Let us check for all possible subarrays of the array. For this, we run two loops, where the outer loop points to the left boundary and the inner loop points to the outer boundary of the subarray.

Using another loop inside, find the sum of this subarray. Compare it with the maximum subarray sum obtained so far. After checking all the subarrays, simply return the maximum sum found.

According to the previous approach, let us fix the left boundary of the subarray in the outer loop. In the inner loop, we move our right boundary by one unit, every time.

Let’s say for a particular subarray, we have computed its sum. Now when we move the right boundary by one unit, instead of recomputing the sum for the new subarray all over again, we can simply add the value of the new element to the sum of the previous subarray.

In this way, we can reduce our time complexity by remembering the previous result.

- Divide the array into 2 halves.
- Get the answer of left and right parts of the array by recursion.
- Get the answer of Maximum subarray sum such that the subarray crosses the midpoint.
- To find the maximum subarray sum of crossing points we need to find the maximum sum starting from mid point and ending at some point on the left of mid, then find the maximum sum starting from mid + 1 and ending with some point on right of mid + 1. Total sum would be the sum of both left part and right part.
- Maximum of all three sums would be the final answer.

Let us start from the left of the array. We maintain an array curSum[], which keeps track of the maximum sum of the subarray ending at the index we’re at.

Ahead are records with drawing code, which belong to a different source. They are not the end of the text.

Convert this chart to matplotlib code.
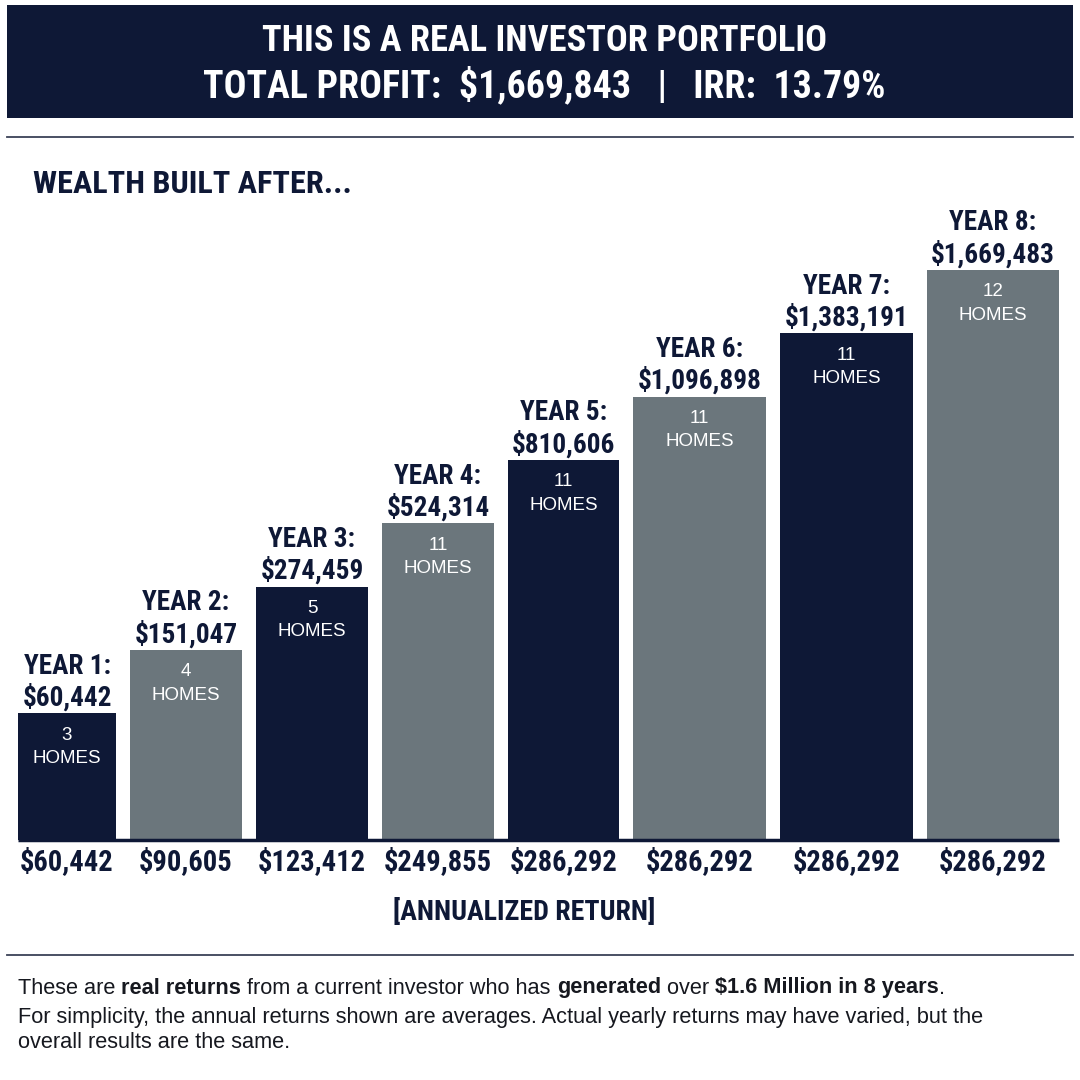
import matplotlib
matplotlib.use("Agg")
import matplotlib.pyplot as plt
from matplotlib.patches import Rectangle

# ---- data ----
years = ["YEAR 1:", "YEAR 2:", "YEAR 3:", "YEAR 4:",
         "YEAR 5:", "YEAR 6:", "YEAR 7:", "YEAR 8:"]
wealth = [60442, 151047, 274459, 524314, 810606, 1096898, 1383191, 1669483]
homes = [3, 4, 5, 11, 11, 11, 11, 12]
annual_return = [60442, 90605, 123412, 249855, 286292, 286292, 286292, 286292]
# bars in the original are equal steps, not drawn to scale
bar_levels = [2, 3, 4, 5, 6, 7, 8, 9]

title_lines = ["THIS IS A REAL INVESTOR PORTFOLIO",
               "TOTAL PROFIT:  $1,669,843   |   IRR:  13.79%"]
subtitle = "WEALTH BUILT AFTER..."
axis_note = "[ANNUALIZED RETURN]"
footer = [
    [("These are ", False), ("real returns", True),
     (" from a current investor who has ", False), ("generated", True),
     (" over ", False), ("$1.6 Million in 8 years", True), (".", False)],
    [("For simplicity, the annual returns shown are averages. Actual yearly "
      "returns may have varied, but the", False)],
    [("overall results are the same.", False)],
]

# ---- style / layout ----
NAVY = "#0e1836"
GRAY = "#6b767c"
RULE = "#3c4257"
HEAVY = ["Roboto Condensed", "DejaVu Sans"]
BODY = ["Liberation Sans", "DejaVu Sans"]
bar_widths = [98, 112, 112, 112, 111, 133, 133, 132]
bar_gap = 14
first_left = 18
baseline_px = 840
top_px = 270

fig = plt.figure(figsize=(10.8, 10.8), dpi=100)
fig.patch.set_facecolor("white")
renderer = fig.canvas.get_renderer()


def fit(t, width):
    # scale a text so its rendered width matches the reference
    w = t.get_window_extent(renderer).width
    t.set_fontsize(t.get_fontsize() * width / w)
    return t.get_fontsize()


# pixel-space layer for the furniture
deco = fig.add_axes([0, 0, 1, 1])
deco.set_xlim(0, 1080)
deco.set_ylim(1080, 0)
deco.axis("off")

deco.add_patch(Rectangle((7, 5), 1066, 113, color=NAVY, lw=0))
h1 = deco.text(545, 41, title_lines[0], color="white", family=HEAVY,
               weight="bold", fontsize=26, ha="center", va="center")
h2 = deco.text(544, 86, title_lines[1], color="white", family=HEAVY,
               weight="bold", fontsize=26, ha="center", va="center")
fit(h1, 566)
fit(h2, 682)
deco.plot([7, 1073], [137, 137], color=RULE, lw=1.3)
deco.plot([7, 1073], [955, 955], color=RULE, lw=1.3)
st = deco.text(33, 184, subtitle, color=NAVY, family=HEAVY, weight="bold",
               fontsize=23, ha="left", va="center")
fit(st, 319)
an = deco.text(524, 912, axis_note, color=NAVY, family=HEAVY, weight="bold",
               fontsize=19, ha="center", va="center")
fit(an, 262)

# bar chart
ax = fig.add_axes([0, (1080 - baseline_px) / 1080, 1,
                   (baseline_px - top_px) / 1080])
ax.set_xlim(0, 1080)
ax.set_ylim(0, max(bar_levels))
ax.axis("off")

lefts = []
x = first_left
for w in bar_widths:
    lefts.append(x)
    x += w + bar_gap
centers = [l + w / 2 for l, w in zip(lefts, bar_widths)]
colors = [NAVY if i % 2 == 0 else GRAY for i in range(len(years))]

ax.bar(lefts, bar_levels, width=bar_widths, align="edge", color=colors,
       linewidth=0)
ax.plot([lefts[0], lefts[-1] + bar_widths[-1]], [0, 0], color=NAVY, lw=2.5,
        solid_capstyle="butt", clip_on=False)

# font sizes matched to the widest labels
probe = ax.text(0, 0, f"${max(wealth):,}", family=HEAVY, weight="bold",
                fontsize=20)
label_size = fit(probe, 124)
probe.remove()
probe = ax.text(0, 0, f"${annual_return[2]:,}", family=HEAVY, weight="bold",
                fontsize=20)
return_size = fit(probe, 108)
probe.remove()

for i in range(len(years)):
    cx, top = centers[i], bar_levels[i]
    ax.annotate(years[i], (cx, top), xytext=(0, 47), textcoords="offset pixels",
                ha="center", va="center", color=NAVY, family=HEAVY,
                weight="bold", fontsize=label_size)
    ax.annotate(f"${wealth[i]:,}", (cx, top), xytext=(0, 16),
                textcoords="offset pixels", ha="center", va="center",
                color=NAVY, family=HEAVY, weight="bold", fontsize=label_size)
    ax.annotate(str(homes[i]), (cx, top), xytext=(0, -22),
                textcoords="offset pixels", ha="center", va="center",
                color="white", family=BODY, fontsize=13.5)
    ax.annotate("HOMES", (cx, top), xytext=(0, -45),
                textcoords="offset pixels", ha="center", va="center",
                color="white", family=BODY, fontsize=13.5)
    ax.annotate(f"${annual_return[i]:,}", (cx, 0), xytext=(0, -22),
                textcoords="offset pixels", ha="center", va="center",
                color=NAVY, family=HEAVY, weight="bold", fontsize=return_size,
                annotation_clip=False)


# footer with inline bold runs
def text_width(s, bold, size):
    wt = "bold" if bold else "normal"
    t = deco.text(0, 0, s + "|", family=BODY, fontsize=size, weight=wt)
    b = deco.text(0, 0, "|", family=BODY, fontsize=size, weight=wt)
    w = t.get_window_extent(renderer).width - b.get_window_extent(renderer).width
    t.remove()
    b.remove()
    return w


base = 14
line1 = sum(text_width(s, b, base) for s, b in footer[0])
foot_size = base * 934 / line1

for row, y in zip(footer, [988, 1017, 1043]):
    x = 18
    for s, bold in row:
        deco.text(x, y, s, family=BODY, fontsize=foot_size, color="#16181f",
                  weight="bold" if bold else "normal", ha="left", va="center")
        x += text_width(s, bold, foot_size)

fig.savefig("out.png", dpi=100, facecolor="white")
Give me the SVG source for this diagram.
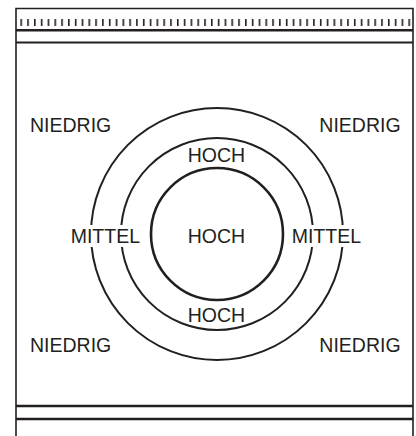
<svg xmlns="http://www.w3.org/2000/svg" width="416" height="436" viewBox="0 0 416 436">
  <defs>
    <style>
      .ln { stroke: #231f20; fill: none; }
      .tx { font-family: "Liberation Sans", Arial, sans-serif; font-size: 19.5px; fill: #231f20; }
      .mid { text-anchor: middle; }
      .tick { stroke: #231f20; stroke-width: 1.6; }
    </style>
    <pattern id="ticks" x="20.4" y="0" width="6.807" height="436" patternUnits="userSpaceOnUse">
      <rect x="0" y="19" width="1.6" height="7" fill="#231f20"/>
    </pattern>
  </defs>
  <rect width="416" height="436" fill="#ffffff"/>
  <g id="frame">
    <path class="ln" stroke-width="1.6" d="M16,445 V8.5 H413 V445"/>
    <rect x="20" y="19" width="391" height="7" fill="url(#ticks)"/>
    <line class="ln" stroke-width="2.4" x1="16" y1="30.2" x2="413" y2="30.2"/>
    <line class="ln" stroke-width="2" x1="16" y1="42.6" x2="413" y2="42.6"/>
    <line class="ln" stroke-width="2.4" x1="16" y1="406" x2="413" y2="406"/>
    <line class="ln" stroke-width="2.4" x1="16" y1="419" x2="413" y2="419"/>
  </g>
  <g id="connectors">
    <circle id="ring-outer" class="ln" stroke-width="2" cx="217" cy="234" r="126"/>
    <circle id="ring-middle" class="ln" stroke-width="2" cx="217" cy="234" r="96"/>
    <circle id="ring-inner" class="ln" stroke-width="2.6" cx="217" cy="234" r="66"/>
    <rect x="68" y="225" width="76" height="22" fill="#ffffff"/>
    <rect x="289" y="225" width="76" height="22" fill="#ffffff"/>
  </g>
  <g id="niedrig-tl"><text class="tx" x="30" y="131.7">NIEDRIG</text></g>
  <g id="niedrig-tr"><text class="tx" x="319.3" y="131.7">NIEDRIG</text></g>
  <g id="niedrig-bl"><text class="tx" x="30" y="351.7">NIEDRIG</text></g>
  <g id="niedrig-br"><text class="tx" x="319.3" y="351.7">NIEDRIG</text></g>
  <g id="mittel-l"><text class="tx" x="70.7" y="243.3">MITTEL</text></g>
  <g id="mittel-r"><text class="tx" x="291.7" y="243.3">MITTEL</text></g>
  <g id="hoch-top"><text class="tx mid" x="216.5" y="162.3">HOCH</text></g>
  <g id="hoch-center"><text class="tx mid" x="216.5" y="243.3">HOCH</text></g>
  <g id="hoch-bottom"><text class="tx mid" x="216.5" y="321.7">HOCH</text></g>
</svg>
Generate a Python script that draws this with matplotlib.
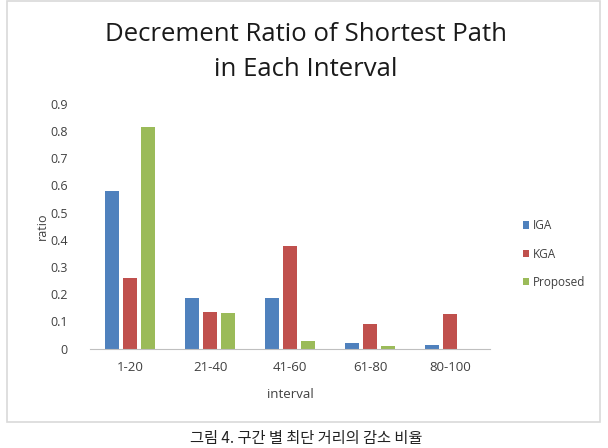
import matplotlib
matplotlib.use("Agg")
import matplotlib.pyplot as plt
import numpy as np
from matplotlib.patches import Rectangle

categories = ["1-20", "21-40", "41-60", "61-80", "80-100"]
iga = [0.58, 0.185, 0.185, 0.019, 0.012]
kga = [0.258, 0.135, 0.378, 0.089, 0.126]
proposed = [0.815, 0.13, 0.029, 0.008, 0.0]
series_names = ["IGA", "KGA", "Proposed"]
colors = ["#4F81BD", "#C0504D", "#9BBB59"]
yticks = [0, 0.1, 0.2, 0.3, 0.4, 0.5, 0.6, 0.7, 0.8, 0.9]
ytick_labels = ["0", "0.1", "0.2", "0.3", "0.4", "0.5", "0.6", "0.7", "0.8", "0.9"]

W, H = 608, 448
fig = plt.figure(figsize=(W / 100, H / 100), dpi=100)
fig.patch.set_facecolor("white")

# outer chart border
fig.patches.append(Rectangle((7 / W, (H - 422) / H), (600 - 7) / W, (421) / H,
                             transform=fig.transFigure, fill=False,
                             edgecolor="#D9D9D9", linewidth=1.2))

ax = fig.add_axes([90 / W, (H - 348.5) / H, 400 / W, (348.5 - 104) / H])
x = np.arange(len(categories))
bw = 0.175
step = 0.225
for i, (vals, name, c) in enumerate(zip([iga, kga, proposed], series_names, colors)):
    ax.bar(x + (i - 1) * step, vals, width=bw, color=c, label=name)

ax.set_xlim(-0.5, len(categories) - 0.5)
ax.set_ylim(0, 0.9)
ax.set_yticks(yticks)
ax.set_yticklabels(ytick_labels)
ax.set_xticks(x)
ax.set_xticklabels(categories)
for s in ["top", "right", "left"]:
    ax.spines[s].set_visible(False)
ax.spines["bottom"].set_color("#BFBFBF")
ax.tick_params(axis="both", length=0, colors="#404040")
ax.tick_params(axis="y", pad=16, labelsize=9)
ax.tick_params(axis="x", pad=9, labelsize=9.5)
for lab in ax.get_xticklabels() + ax.get_yticklabels():
    lab.set_fontfamily("Open Sans")
ax.set_xlabel("interval", fontsize=9.5, color="#404040", family="Open Sans", labelpad=10)
ax.set_ylabel("ratio", fontsize=9, color="#404040", family="Open Sans", labelpad=1)

fig.text(306 / W, 1 - 52 / H, "Decrement Ratio of Shortest Path\nin Each Interval",
         ha="center", va="center", fontsize=18.5, family="Open Sans",
         color="#1A1A1A", linespacing=1.55)

leg = fig.legend(loc="center left", bbox_to_anchor=(512 / W, 1 - 254 / H),
                 frameon=False, handlelength=0.55, handleheight=0.55,
                 handletextpad=0.35, labelspacing=1.3,
                 prop={"family": "Open Sans", "size": 8.5})
for t in leg.get_texts():
    t.set_color("#404040")

fig.text(306 / W, (H - 446.5) / H, "그림 4. 구간 별 최단 거리의 감소 비율",
         ha="center", va="bottom", fontsize=11,
         family=["Noto Sans CJK KR", "DejaVu Sans"], color="#222222")

fig.savefig("out.png", dpi=100)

While traversing the array, If the value of curSum[i] becomes negative, we can simply discard this part of the array because it has a negative contribution to the subarray sum. It would be better to just drop that part and have a zero contribution rather than a negative one. Then, we can start anew with the next element. In other words, curSum[i] can be reset to 0.

The maximum value in the curSum array will be our answer.